## Given entries
------------
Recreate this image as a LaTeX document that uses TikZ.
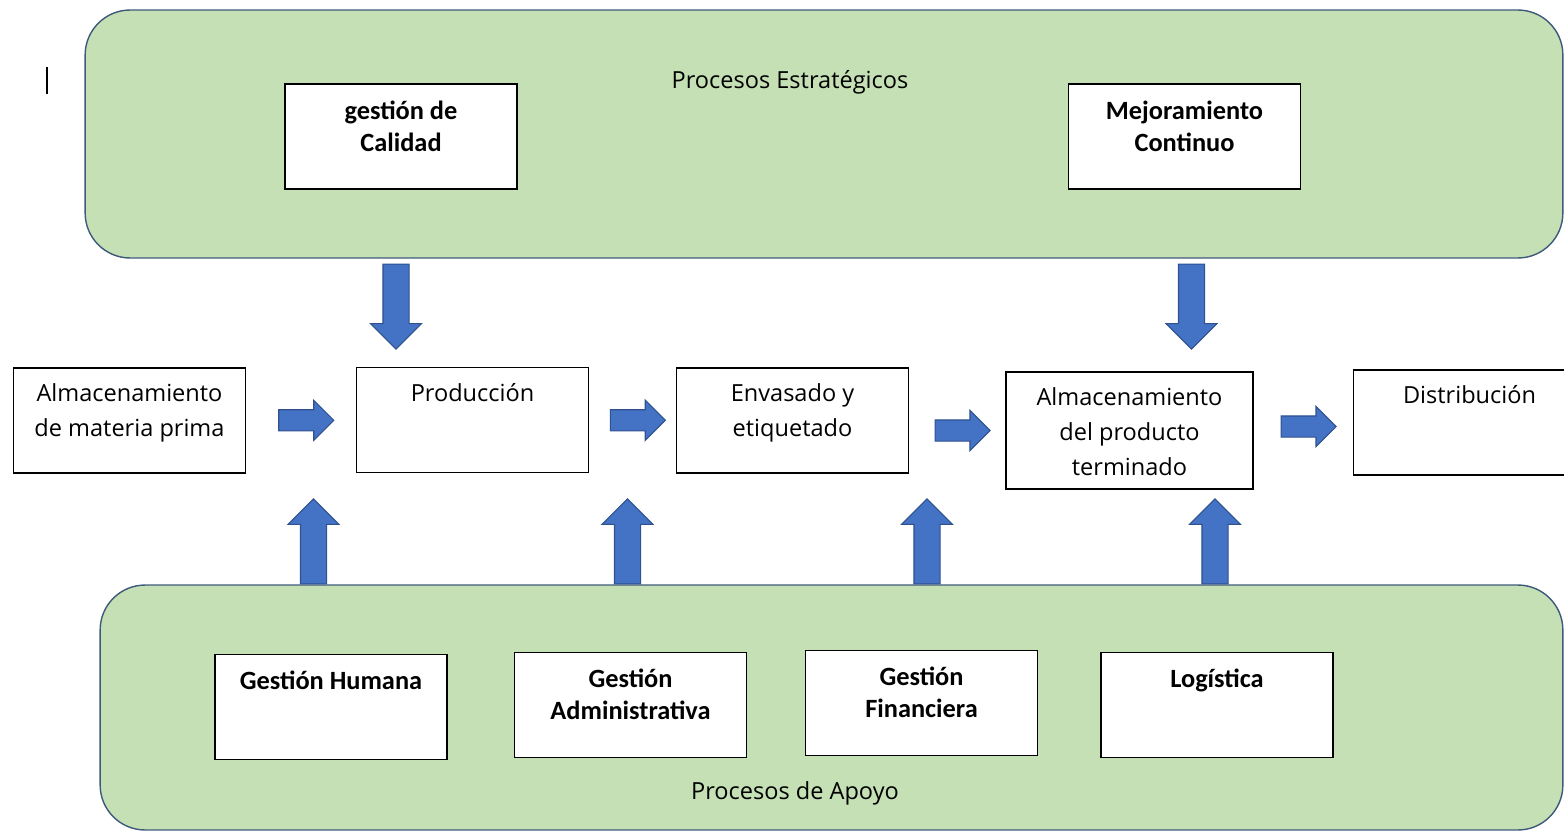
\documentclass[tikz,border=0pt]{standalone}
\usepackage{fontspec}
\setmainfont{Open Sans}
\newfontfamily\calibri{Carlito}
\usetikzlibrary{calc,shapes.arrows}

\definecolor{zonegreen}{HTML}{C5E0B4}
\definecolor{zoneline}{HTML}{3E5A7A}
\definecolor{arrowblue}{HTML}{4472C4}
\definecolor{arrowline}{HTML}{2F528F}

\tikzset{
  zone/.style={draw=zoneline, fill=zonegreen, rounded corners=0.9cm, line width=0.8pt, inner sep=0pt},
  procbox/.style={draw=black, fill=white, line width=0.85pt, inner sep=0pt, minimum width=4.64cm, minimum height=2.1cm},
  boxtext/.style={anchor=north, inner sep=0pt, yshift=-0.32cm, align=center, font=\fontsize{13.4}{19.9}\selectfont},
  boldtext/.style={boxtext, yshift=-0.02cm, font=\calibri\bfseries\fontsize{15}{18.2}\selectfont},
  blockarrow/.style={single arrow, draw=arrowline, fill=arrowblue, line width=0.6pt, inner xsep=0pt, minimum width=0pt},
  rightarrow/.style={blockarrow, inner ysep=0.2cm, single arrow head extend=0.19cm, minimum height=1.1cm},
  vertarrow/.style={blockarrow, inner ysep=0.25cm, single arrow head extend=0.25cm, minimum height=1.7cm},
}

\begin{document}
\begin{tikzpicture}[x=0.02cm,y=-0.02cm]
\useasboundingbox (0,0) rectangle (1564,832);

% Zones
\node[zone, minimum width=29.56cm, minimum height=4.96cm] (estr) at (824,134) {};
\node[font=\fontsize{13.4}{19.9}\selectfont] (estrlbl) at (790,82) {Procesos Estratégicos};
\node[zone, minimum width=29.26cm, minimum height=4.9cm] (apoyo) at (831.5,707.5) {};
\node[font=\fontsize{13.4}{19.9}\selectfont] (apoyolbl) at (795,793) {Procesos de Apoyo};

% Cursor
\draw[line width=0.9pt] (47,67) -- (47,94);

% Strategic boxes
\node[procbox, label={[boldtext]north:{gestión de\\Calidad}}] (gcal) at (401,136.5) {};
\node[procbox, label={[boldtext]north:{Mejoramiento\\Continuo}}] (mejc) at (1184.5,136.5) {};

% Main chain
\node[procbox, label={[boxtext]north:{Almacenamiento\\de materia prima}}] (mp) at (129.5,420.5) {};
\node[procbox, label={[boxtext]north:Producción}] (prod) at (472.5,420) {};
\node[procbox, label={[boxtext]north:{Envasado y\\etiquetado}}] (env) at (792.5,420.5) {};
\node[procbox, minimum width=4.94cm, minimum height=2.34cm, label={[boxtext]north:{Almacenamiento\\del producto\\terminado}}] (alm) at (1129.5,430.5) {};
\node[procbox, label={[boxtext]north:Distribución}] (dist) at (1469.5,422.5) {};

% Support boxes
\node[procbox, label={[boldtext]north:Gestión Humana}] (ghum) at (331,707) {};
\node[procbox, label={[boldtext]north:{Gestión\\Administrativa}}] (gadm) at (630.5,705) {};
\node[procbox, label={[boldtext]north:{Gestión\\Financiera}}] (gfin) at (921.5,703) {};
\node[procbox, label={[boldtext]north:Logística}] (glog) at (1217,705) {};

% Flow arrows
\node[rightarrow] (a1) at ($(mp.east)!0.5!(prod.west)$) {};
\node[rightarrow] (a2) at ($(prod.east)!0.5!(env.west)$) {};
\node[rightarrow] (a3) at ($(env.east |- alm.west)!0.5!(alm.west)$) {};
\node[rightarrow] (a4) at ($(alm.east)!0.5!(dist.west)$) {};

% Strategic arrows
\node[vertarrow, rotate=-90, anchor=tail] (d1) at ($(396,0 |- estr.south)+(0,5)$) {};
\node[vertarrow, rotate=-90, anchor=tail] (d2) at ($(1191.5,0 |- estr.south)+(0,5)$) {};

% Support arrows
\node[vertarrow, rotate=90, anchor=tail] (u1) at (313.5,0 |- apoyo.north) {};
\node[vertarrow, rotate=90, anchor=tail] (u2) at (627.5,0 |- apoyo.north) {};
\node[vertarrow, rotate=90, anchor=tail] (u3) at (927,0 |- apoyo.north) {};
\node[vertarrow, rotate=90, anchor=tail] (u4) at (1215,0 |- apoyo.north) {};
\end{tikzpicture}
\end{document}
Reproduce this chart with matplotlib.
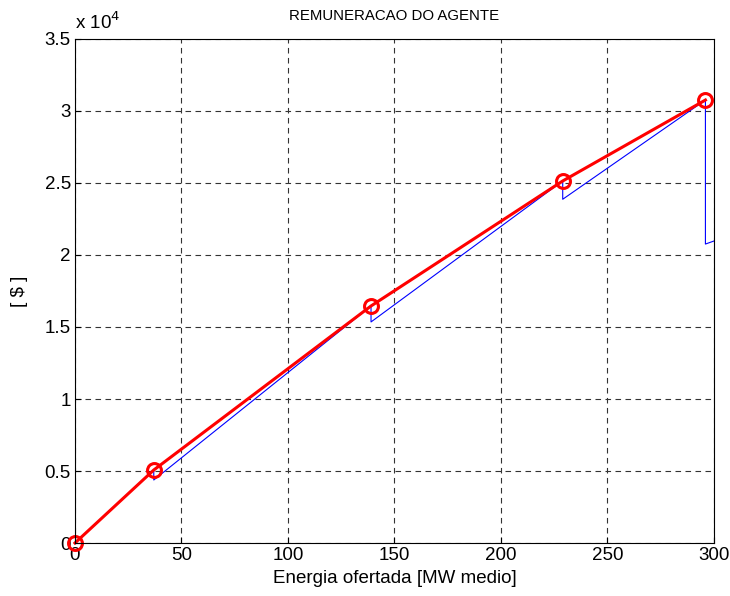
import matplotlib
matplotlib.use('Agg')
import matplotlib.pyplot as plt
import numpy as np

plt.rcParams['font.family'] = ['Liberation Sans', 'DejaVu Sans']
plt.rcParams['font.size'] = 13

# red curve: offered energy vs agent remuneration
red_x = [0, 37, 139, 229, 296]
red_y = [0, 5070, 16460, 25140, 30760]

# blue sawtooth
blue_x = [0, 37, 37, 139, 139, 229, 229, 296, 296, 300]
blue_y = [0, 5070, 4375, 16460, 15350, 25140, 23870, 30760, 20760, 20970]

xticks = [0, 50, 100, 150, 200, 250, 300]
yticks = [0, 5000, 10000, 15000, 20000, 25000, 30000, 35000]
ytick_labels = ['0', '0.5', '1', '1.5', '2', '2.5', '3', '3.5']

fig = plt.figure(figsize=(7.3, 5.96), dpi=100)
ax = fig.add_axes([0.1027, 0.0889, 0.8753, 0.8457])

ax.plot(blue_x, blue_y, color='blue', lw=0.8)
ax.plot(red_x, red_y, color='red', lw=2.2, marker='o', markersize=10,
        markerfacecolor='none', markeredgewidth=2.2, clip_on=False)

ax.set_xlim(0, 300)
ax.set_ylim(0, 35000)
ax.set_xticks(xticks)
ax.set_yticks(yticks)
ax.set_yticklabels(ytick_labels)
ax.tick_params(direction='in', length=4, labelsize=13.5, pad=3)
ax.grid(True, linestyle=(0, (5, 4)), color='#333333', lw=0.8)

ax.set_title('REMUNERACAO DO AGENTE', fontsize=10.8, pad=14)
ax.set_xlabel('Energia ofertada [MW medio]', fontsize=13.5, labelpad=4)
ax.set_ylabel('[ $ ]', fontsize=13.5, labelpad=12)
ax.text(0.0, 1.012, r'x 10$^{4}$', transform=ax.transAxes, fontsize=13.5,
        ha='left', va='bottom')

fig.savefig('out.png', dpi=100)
------------
## What is asked
Reproduce the data above in full, exactly as it is, with the pictures left out.

## Result of the task
Recreate this image as a LaTeX document that uses TikZ.
\documentclass[tikz,border=0pt]{standalone}
\usepackage{fontspec}
\setmainfont{Open Sans}
\newfontfamily\calibri{Carlito}
\usetikzlibrary{calc,shapes.arrows}

\definecolor{zonegreen}{HTML}{C5E0B4}
\definecolor{zoneline}{HTML}{3E5A7A}
\definecolor{arrowblue}{HTML}{4472C4}
\definecolor{arrowline}{HTML}{2F528F}

\tikzset{
  zone/.style={draw=zoneline, fill=zonegreen, rounded corners=0.9cm, line width=0.8pt, inner sep=0pt},
  procbox/.style={draw=black, fill=white, line width=0.85pt, inner sep=0pt, minimum width=4.64cm, minimum height=2.1cm},
  boxtext/.style={anchor=north, inner sep=0pt, yshift=-0.32cm, align=center, font=\fontsize{13.4}{19.9}\selectfont},
  boldtext/.style={boxtext, yshift=-0.02cm, font=\calibri\bfseries\fontsize{15}{18.2}\selectfont},
  blockarrow/.style={single arrow, draw=arrowline, fill=arrowblue, line width=0.6pt, inner xsep=0pt, minimum width=0pt},
  rightarrow/.style={blockarrow, inner ysep=0.2cm, single arrow head extend=0.19cm, minimum height=1.1cm},
  vertarrow/.style={blockarrow, inner ysep=0.25cm, single arrow head extend=0.25cm, minimum height=1.7cm},
}

\begin{document}
\begin{tikzpicture}[x=0.02cm,y=-0.02cm]
\useasboundingbox (0,0) rectangle (1564,832);

% Zones
\node[zone, minimum width=29.56cm, minimum height=4.96cm] (estr) at (824,134) {};
\node[font=\fontsize{13.4}{19.9}\selectfont] (estrlbl) at (790,82) {Procesos Estratégicos};
\node[zone, minimum width=29.26cm, minimum height=4.9cm] (apoyo) at (831.5,707.5) {};
\node[font=\fontsize{13.4}{19.9}\selectfont] (apoyolbl) at (795,793) {Procesos de Apoyo};

% Cursor
\draw[line width=0.9pt] (47,67) -- (47,94);

% Strategic boxes
\node[procbox, label={[boldtext]north:{gestión de\\Calidad}}] (gcal) at (401,136.5) {};
\node[procbox, label={[boldtext]north:{Mejoramiento\\Continuo}}] (mejc) at (1184.5,136.5) {};

% Main chain
\node[procbox, label={[boxtext]north:{Almacenamiento\\de materia prima}}] (mp) at (129.5,420.5) {};
\node[procbox, label={[boxtext]north:Producción}] (prod) at (472.5,420) {};
\node[procbox, label={[boxtext]north:{Envasado y\\etiquetado}}] (env) at (792.5,420.5) {};
\node[procbox, minimum width=4.94cm, minimum height=2.34cm, label={[boxtext]north:{Almacenamiento\\del producto\\terminado}}] (alm) at (1129.5,430.5) {};
\node[procbox, label={[boxtext]north:Distribución}] (dist) at (1469.5,422.5) {};

% Support boxes
\node[procbox, label={[boldtext]north:Gestión Humana}] (ghum) at (331,707) {};
\node[procbox, label={[boldtext]north:{Gestión\\Administrativa}}] (gadm) at (630.5,705) {};
\node[procbox, label={[boldtext]north:{Gestión\\Financiera}}] (gfin) at (921.5,703) {};
\node[procbox, label={[boldtext]north:Logística}] (glog) at (1217,705) {};

% Flow arrows
\node[rightarrow] (a1) at ($(mp.east)!0.5!(prod.west)$) {};
\node[rightarrow] (a2) at ($(prod.east)!0.5!(env.west)$) {};
\node[rightarrow] (a3) at ($(env.east |- alm.west)!0.5!(alm.west)$) {};
\node[rightarrow] (a4) at ($(alm.east)!0.5!(dist.west)$) {};

% Strategic arrows
\node[vertarrow, rotate=-90, anchor=tail] (d1) at ($(396,0 |- estr.south)+(0,5)$) {};
\node[vertarrow, rotate=-90, anchor=tail] (d2) at ($(1191.5,0 |- estr.south)+(0,5)$) {};

% Support arrows
\node[vertarrow, rotate=90, anchor=tail] (u1) at (313.5,0 |- apoyo.north) {};
\node[vertarrow, rotate=90, anchor=tail] (u2) at (627.5,0 |- apoyo.north) {};
\node[vertarrow, rotate=90, anchor=tail] (u3) at (927,0 |- apoyo.north) {};
\node[vertarrow, rotate=90, anchor=tail] (u4) at (1215,0 |- apoyo.north) {};
\end{tikzpicture}
\end{document}
Reproduce this chart with matplotlib.
import matplotlib
matplotlib.use('Agg')
import matplotlib.pyplot as plt
import numpy as np

plt.rcParams['font.family'] = ['Liberation Sans', 'DejaVu Sans']
plt.rcParams['font.size'] = 13

# red curve: offered energy vs agent remuneration
red_x = [0, 37, 139, 229, 296]
red_y = [0, 5070, 16460, 25140, 30760]

# blue sawtooth
blue_x = [0, 37, 37, 139, 139, 229, 229, 296, 296, 300]
blue_y = [0, 5070, 4375, 16460, 15350, 25140, 23870, 30760, 20760, 20970]

xticks = [0, 50, 100, 150, 200, 250, 300]
yticks = [0, 5000, 10000, 15000, 20000, 25000, 30000, 35000]
ytick_labels = ['0', '0.5', '1', '1.5', '2', '2.5', '3', '3.5']

fig = plt.figure(figsize=(7.3, 5.96), dpi=100)
ax = fig.add_axes([0.1027, 0.0889, 0.8753, 0.8457])

ax.plot(blue_x, blue_y, color='blue', lw=0.8)
ax.plot(red_x, red_y, color='red', lw=2.2, marker='o', markersize=10,
        markerfacecolor='none', markeredgewidth=2.2, clip_on=False)

ax.set_xlim(0, 300)
ax.set_ylim(0, 35000)
ax.set_xticks(xticks)
ax.set_yticks(yticks)
ax.set_yticklabels(ytick_labels)
ax.tick_params(direction='in', length=4, labelsize=13.5, pad=3)
ax.grid(True, linestyle=(0, (5, 4)), color='#333333', lw=0.8)

ax.set_title('REMUNERACAO DO AGENTE', fontsize=10.8, pad=14)
ax.set_xlabel('Energia ofertada [MW medio]', fontsize=13.5, labelpad=4)
ax.set_ylabel('[ $ ]', fontsize=13.5, labelpad=12)
ax.text(0.0, 1.012, r'x 10$^{4}$', transform=ax.transAxes, fontsize=13.5,
        ha='left', va='bottom')

fig.savefig('out.png', dpi=100)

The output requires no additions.